Task =>
Starting at the line that contains "Write the D3.js code for this chart." and stopping at the line that contains "var fmt = function(v)", return those lines exactly and nothing else. Both end lines count; pictures do not.

Entries from a dataset

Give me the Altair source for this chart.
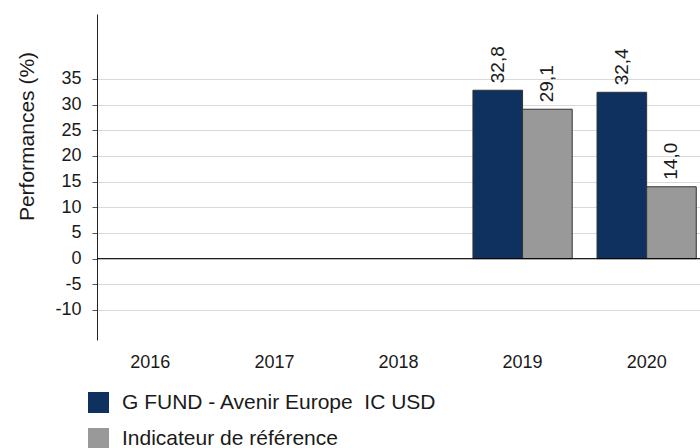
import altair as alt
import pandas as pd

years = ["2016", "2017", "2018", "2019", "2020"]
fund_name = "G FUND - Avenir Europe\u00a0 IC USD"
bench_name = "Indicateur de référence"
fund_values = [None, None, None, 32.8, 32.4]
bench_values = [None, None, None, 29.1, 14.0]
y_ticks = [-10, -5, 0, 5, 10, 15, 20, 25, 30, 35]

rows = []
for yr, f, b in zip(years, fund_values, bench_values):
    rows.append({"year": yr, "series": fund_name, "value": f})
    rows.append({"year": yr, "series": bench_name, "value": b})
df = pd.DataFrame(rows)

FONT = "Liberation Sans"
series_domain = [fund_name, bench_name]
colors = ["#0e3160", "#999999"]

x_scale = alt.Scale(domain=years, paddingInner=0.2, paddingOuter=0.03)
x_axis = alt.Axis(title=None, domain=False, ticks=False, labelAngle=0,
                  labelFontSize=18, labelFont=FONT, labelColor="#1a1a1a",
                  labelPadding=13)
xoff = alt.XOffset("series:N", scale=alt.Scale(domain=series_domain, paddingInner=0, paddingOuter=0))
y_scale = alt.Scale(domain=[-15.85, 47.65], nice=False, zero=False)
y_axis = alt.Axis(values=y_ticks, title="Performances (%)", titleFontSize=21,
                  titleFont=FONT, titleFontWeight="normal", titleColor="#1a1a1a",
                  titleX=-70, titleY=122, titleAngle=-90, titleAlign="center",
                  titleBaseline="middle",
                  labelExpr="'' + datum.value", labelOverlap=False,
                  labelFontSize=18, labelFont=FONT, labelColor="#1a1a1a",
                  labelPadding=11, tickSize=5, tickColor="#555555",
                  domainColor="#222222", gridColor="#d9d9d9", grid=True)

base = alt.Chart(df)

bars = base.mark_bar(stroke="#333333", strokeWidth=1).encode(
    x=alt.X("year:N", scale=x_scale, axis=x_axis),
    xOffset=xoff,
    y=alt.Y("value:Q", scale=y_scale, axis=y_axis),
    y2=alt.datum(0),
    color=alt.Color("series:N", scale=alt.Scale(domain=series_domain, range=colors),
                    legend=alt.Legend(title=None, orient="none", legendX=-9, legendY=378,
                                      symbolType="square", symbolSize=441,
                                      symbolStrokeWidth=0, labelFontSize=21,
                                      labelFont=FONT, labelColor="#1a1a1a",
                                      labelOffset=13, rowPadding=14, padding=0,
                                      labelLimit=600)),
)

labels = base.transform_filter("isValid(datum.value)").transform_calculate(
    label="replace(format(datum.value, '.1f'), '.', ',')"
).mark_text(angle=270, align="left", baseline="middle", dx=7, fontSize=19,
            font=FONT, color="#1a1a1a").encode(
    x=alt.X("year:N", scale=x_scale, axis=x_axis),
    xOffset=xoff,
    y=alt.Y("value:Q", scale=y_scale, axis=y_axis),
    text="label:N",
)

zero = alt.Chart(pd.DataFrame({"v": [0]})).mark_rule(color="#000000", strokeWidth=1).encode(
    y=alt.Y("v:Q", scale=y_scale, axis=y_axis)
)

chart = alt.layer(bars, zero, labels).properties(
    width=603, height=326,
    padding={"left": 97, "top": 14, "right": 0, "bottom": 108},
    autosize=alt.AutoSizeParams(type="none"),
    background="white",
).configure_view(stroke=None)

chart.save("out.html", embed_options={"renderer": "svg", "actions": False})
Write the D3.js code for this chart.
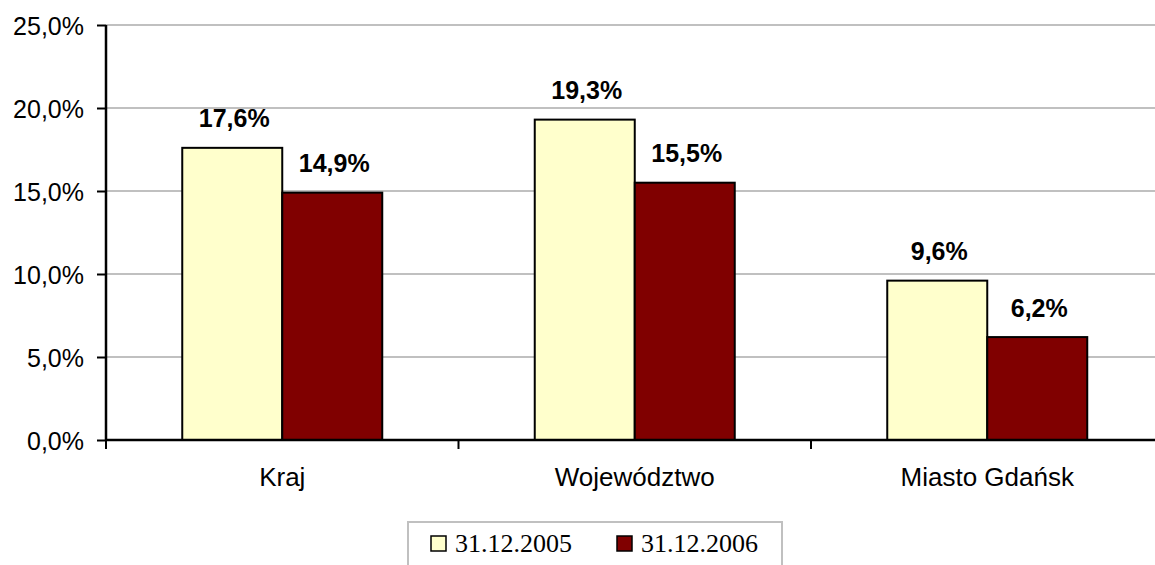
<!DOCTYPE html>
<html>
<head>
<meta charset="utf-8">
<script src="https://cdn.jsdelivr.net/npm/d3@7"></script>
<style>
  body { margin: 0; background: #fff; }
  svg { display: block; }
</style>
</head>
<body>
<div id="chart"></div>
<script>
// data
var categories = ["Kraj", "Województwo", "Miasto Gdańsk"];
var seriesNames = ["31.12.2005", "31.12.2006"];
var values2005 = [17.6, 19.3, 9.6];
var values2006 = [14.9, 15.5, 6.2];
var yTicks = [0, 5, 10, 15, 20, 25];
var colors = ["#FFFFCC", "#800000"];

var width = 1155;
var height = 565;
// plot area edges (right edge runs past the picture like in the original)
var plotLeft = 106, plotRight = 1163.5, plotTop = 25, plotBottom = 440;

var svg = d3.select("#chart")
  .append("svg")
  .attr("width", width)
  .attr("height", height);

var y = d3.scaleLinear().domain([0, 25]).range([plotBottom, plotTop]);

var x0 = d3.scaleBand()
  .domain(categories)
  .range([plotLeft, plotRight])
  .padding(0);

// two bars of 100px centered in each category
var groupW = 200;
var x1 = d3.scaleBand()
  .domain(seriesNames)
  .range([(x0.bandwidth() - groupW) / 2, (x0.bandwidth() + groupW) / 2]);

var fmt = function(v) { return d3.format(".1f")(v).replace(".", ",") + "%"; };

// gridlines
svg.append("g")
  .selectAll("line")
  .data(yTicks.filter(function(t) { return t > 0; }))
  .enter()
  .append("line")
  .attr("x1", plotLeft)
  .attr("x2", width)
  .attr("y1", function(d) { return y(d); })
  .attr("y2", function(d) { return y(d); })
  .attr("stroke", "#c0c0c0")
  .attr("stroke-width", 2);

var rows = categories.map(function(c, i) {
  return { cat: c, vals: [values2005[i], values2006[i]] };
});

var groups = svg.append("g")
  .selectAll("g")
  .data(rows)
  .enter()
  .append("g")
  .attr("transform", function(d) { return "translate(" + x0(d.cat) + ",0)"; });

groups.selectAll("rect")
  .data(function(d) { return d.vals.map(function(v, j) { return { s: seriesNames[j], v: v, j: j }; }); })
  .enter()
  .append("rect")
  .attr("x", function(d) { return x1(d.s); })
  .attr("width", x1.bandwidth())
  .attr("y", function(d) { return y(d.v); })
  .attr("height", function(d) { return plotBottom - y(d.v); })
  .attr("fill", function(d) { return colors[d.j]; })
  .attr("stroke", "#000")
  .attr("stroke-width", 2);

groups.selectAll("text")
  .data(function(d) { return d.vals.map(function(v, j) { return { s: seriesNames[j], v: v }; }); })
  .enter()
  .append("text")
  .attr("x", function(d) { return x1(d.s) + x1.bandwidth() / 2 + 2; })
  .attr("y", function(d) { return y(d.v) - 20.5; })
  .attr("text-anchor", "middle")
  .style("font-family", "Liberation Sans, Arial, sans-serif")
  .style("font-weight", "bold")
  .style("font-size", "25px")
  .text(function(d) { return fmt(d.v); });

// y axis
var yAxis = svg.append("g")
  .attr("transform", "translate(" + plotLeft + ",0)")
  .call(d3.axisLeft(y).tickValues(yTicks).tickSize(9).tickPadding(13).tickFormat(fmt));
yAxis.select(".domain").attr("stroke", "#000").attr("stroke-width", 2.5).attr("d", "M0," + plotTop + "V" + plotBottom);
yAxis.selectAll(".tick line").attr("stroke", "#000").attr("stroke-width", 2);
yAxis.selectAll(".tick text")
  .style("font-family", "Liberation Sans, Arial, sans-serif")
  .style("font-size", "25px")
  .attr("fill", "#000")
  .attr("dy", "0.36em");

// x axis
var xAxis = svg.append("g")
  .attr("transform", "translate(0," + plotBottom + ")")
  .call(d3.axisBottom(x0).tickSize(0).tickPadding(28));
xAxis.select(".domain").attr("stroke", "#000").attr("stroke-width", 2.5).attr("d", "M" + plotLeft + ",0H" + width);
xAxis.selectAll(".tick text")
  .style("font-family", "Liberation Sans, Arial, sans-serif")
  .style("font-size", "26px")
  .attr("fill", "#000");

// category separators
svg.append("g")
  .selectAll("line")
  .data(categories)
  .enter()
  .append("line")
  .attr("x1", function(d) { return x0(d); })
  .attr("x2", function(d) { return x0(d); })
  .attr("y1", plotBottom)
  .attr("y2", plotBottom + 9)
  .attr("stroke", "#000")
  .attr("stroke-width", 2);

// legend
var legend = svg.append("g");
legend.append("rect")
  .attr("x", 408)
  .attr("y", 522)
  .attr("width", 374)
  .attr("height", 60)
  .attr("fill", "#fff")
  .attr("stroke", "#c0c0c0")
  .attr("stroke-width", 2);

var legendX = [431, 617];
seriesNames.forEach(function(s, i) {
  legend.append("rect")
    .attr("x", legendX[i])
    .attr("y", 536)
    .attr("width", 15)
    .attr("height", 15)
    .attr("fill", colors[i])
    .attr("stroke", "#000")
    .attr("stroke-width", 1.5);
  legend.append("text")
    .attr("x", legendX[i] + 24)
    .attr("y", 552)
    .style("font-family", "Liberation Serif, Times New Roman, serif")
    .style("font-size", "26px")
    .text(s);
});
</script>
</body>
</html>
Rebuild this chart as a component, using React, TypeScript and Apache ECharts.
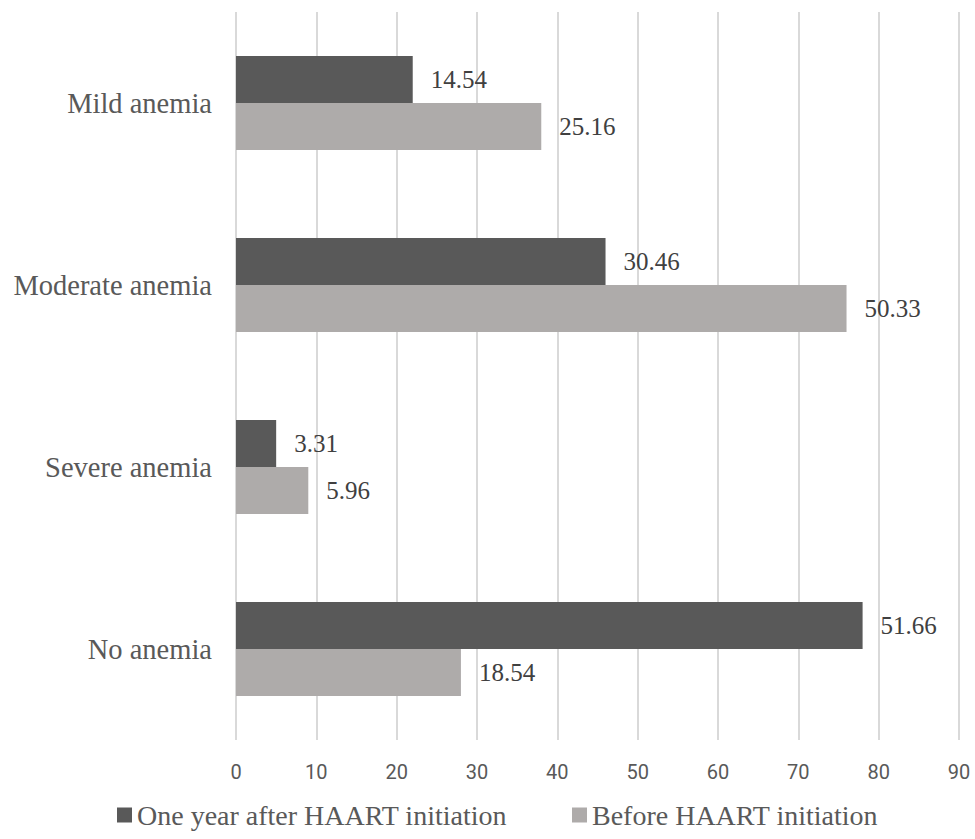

Task response =>
Write the D3.js code for this chart.
<!DOCTYPE html>
<html>
<head>
<meta charset="utf-8">
<script src="https://cdn.jsdelivr.net/npm/d3@7"></script>
<style>
  body { margin: 0; background: #fff; }
  svg { display: block; }
</style>
</head>
<body>
<div id="chart"></div>
<script>
// data
var categories = ["Kraj", "Województwo", "Miasto Gdańsk"];
var seriesNames = ["31.12.2005", "31.12.2006"];
var values2005 = [17.6, 19.3, 9.6];
var values2006 = [14.9, 15.5, 6.2];
var yTicks = [0, 5, 10, 15, 20, 25];
var colors = ["#FFFFCC", "#800000"];

var width = 1155;
var height = 565;
// plot area edges (right edge runs past the picture like in the original)
var plotLeft = 106, plotRight = 1163.5, plotTop = 25, plotBottom = 440;

var svg = d3.select("#chart")
  .append("svg")
  .attr("width", width)
  .attr("height", height);

var y = d3.scaleLinear().domain([0, 25]).range([plotBottom, plotTop]);

var x0 = d3.scaleBand()
  .domain(categories)
  .range([plotLeft, plotRight])
  .padding(0);

// two bars of 100px centered in each category
var groupW = 200;
var x1 = d3.scaleBand()
  .domain(seriesNames)
  .range([(x0.bandwidth() - groupW) / 2, (x0.bandwidth() + groupW) / 2]);

var fmt = function(v) { return d3.format(".1f")(v).replace(".", ",") + "%"; };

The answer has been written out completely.